Orang memandang ekonomi kreatif hanya sebatas seni, kerajinan dan kuliner. Padahal terdapat 16 subsektor, mulai dari seni pertunjukan (tari, teater, komposisi/apresiasi musik, seni rupa), seni musik (daerah, band, dangdut, dan lainnnya), kuliner, cendera mata, kerajinan, game dan aplikasi, fotografi, design, arsitektur, penerbitan, televisi serta radio,” paparnya.
Lebih lanjut, Bero sampaikan untuk kuliner sudah terhimpun sebanyak 500 resep khas Melayu. Jika setiap hari mengolah satu resep tersebut, tak putus dalam waktu tiga bulan. Terkadang tidak semua orang mampu, sehingga cukup sulit mendapatkan bahan bakunya. Perihal oleh-oleh, Bero beberkan sudah mulai berkembang dibanding beberapa tahun lalu.
Sekarang oleh-oleh khas Melayu mulai bermunculan, seperti home industry. Sepintas secara keseluruhan memang sepi di tepi jalan. “Di RCC/Riau Creative Center di dalamnya terdapat informasi dan promosi pelaku kreatif. Sehingga memudahkan dalam pencarian lokasi oleh-oleh yang ada di Riau,” sambungnya.
Sementara mahalnya oleh-oleh, Bero jelaskan bahwa hal itu dipengaruhi ongkos produksi serta biaya hidup. “Jika dibandingkan dengan daerah Jawa jelas berbeda, karena di sana bahan-bahan mudah didapat dan ongkos pekerja lebih murah. Berbanding terbalik dengan di Riau yang bahan dan ongkosnya mahal,” katanya.
Terkait mahal, juga disampaikan Sekretaris Dinas Pariwisata Provinsi Riau, Bambang Rusdianto, bahwa belum bisa mengemas secara baik. Contoh, kalau di daerah Jawa bisa mengepak ikan dalam kotak kecil, sementara di Riau dalam ukuran besar. Itulah yang menjadi mahal.

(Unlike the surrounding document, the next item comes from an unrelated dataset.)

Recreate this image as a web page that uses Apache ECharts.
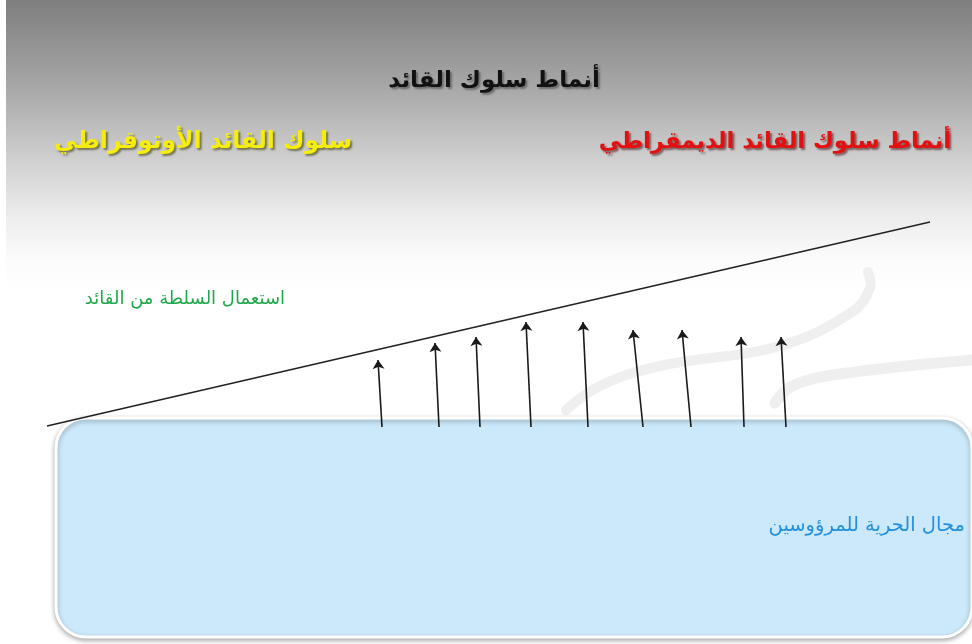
<!DOCTYPE html>
<html>
<head>
<meta charset="utf-8">
<script src="https://cdn.jsdelivr.net/npm/echarts@6/dist/echarts.min.js"></script>
<style>
  html, body { margin: 0; padding: 0; }
  #main { width: 972px; height: 644px; }
</style>
</head>
<body>
<div id="main"></div>
<script>
// diagram drawn in pixel-like data units (x 0..972, y 0..644 top-down)
var arrowBaseX = [382, 439, 480, 531, 588, 643, 691, 744, 786];
var arrowTipX = [378, 435, 476, 526, 583, 633, 682, 741, 781];
var arrowTipY = [360, 343, 337, 322, 322, 330, 330, 337, 337];
var arrowBaseY = 427;

var slopeX = [47, 930];
var slopeY = [426, 222];

var labels = ["أنماط سلوك القائد", "سلوك القائد الأوتوقراطي", "أنماط سلوك القائد الديمقراطي",
              "استعمال السلطة من القائد", "مجال الحرية للمرؤوسين"];

var chartDom = document.getElementById("main");
var myChart = echarts.init(chartDom);
var option;

var arrowData = arrowBaseX.map(function (x, i) {
  return { coords: [[x, arrowBaseY], [arrowTipX[i], arrowTipY[i]]] };
});

var arabicFont = '"DejaVu Sans", sans-serif';

function heading(text, x, y, size, fill, shadow, align) {
  return {
    type: "text", x: x, y: y,
    style: {
      text: text, font: "bold " + size + "px " + arabicFont, fill: fill,
      align: align, verticalAlign: "middle",
      textShadowColor: shadow, textShadowBlur: 2, textShadowOffsetX: 2, textShadowOffsetY: 2
    }
  };
}

option = {
  animation: false,
  backgroundColor: {
    type: "linear", x: 0, y: 0, x2: 0, y2: 1,
    colorStops: [
      { offset: 0, color: "#7e7e7e" },
      { offset: 0.14, color: "#a9a9a9" },
      { offset: 0.24, color: "#cdcdcd" },
      { offset: 0.33, color: "#ebebeb" },
      { offset: 0.4, color: "#fbfbfb" },
      { offset: 0.45, color: "#ffffff" },
      { offset: 1, color: "#ffffff" }
    ]
  },
  grid: { left: 0, right: 0, top: 0, bottom: 0 },
  xAxis: { type: "value", min: 0, max: 972, show: false },
  yAxis: { type: "value", min: 0, max: 644, inverse: true, show: false },
  graphic: [
    { type: "rect", z: -10, shape: { x: 0, y: 0, width: 6, height: 644 }, style: { fill: "#ffffff" } },
    {
      type: "polyline", z: -5,
      shape: { points: [[566, 410], [600, 386], [660, 366], [780, 346], [852, 312], [870, 288], [868, 272]], smooth: 0.4 },
      style: { stroke: "#efefef", lineWidth: 10, fill: null, lineCap: "round" }
    },
    {
      type: "polyline", z: -5,
      shape: { points: [[775, 403], [792, 386], [840, 374], [972, 360]], smooth: 0.4 },
      style: { stroke: "#efefef", lineWidth: 11, fill: null, lineCap: "round" }
    },
    {
      type: "rect", z: -4,
      shape: { x: 56, y: 418, width: 916, height: 219, r: 30 },
      style: {
        fill: "#cce9fb", stroke: "#ffffff", lineWidth: 3,
        shadowBlur: 5, shadowColor: "rgba(0,0,0,0.3)", shadowOffsetY: 2
      }
    },
    heading(labels[0], 494, 81, 23, "#111111", "rgba(0,0,0,0.35)", "center"),
    heading(labels[1], 352, 142, 23.5, "#f6ee0a", "rgba(60,60,0,0.6)", "right"),
    heading(labels[2], 951, 142, 22.7, "#e41010", "rgba(60,0,0,0.55)", "right"),
    {
      type: "text", x: 285, y: 299,
      style: { text: labels[3], font: "18px " + arabicFont, fill: "#1fa84a", align: "right", verticalAlign: "middle" }
    },
    {
      type: "text", x: 965, y: 526,
      style: { text: labels[4], font: "19.5px " + arabicFont, fill: "#2390df", align: "right", verticalAlign: "middle" }
    }
  ],
  series: [
    {
      type: "line",
      symbol: "none",
      silent: true,
      lineStyle: { color: "#222222", width: 1.5 },
      data: [[slopeX[0], slopeY[0]], [slopeX[1], slopeY[1]]]
    },
    {
      type: "lines",
      coordinateSystem: "cartesian2d",
      silent: true,
      symbol: ["none", "arrow"],
      symbolSize: [0, 9],
      lineStyle: { color: "#1a1a1a", width: 1.6, opacity: 1 },
      data: arrowData
    }
  ]
};

option && myChart.setOption(option, true);
</script>
</body>
</html>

“Masalah lain juga ketika ingin memberi cendera mata harus pesan ke home industry terlebih dahulu, karena pelaku ekonomi kreatif masih takut perihal Pekanbaru hanya menjadi daerah transit wisatawan, karena tujuan wisatawan ke daerah-daerah bukan ke Pekanbaru,” jelasnya.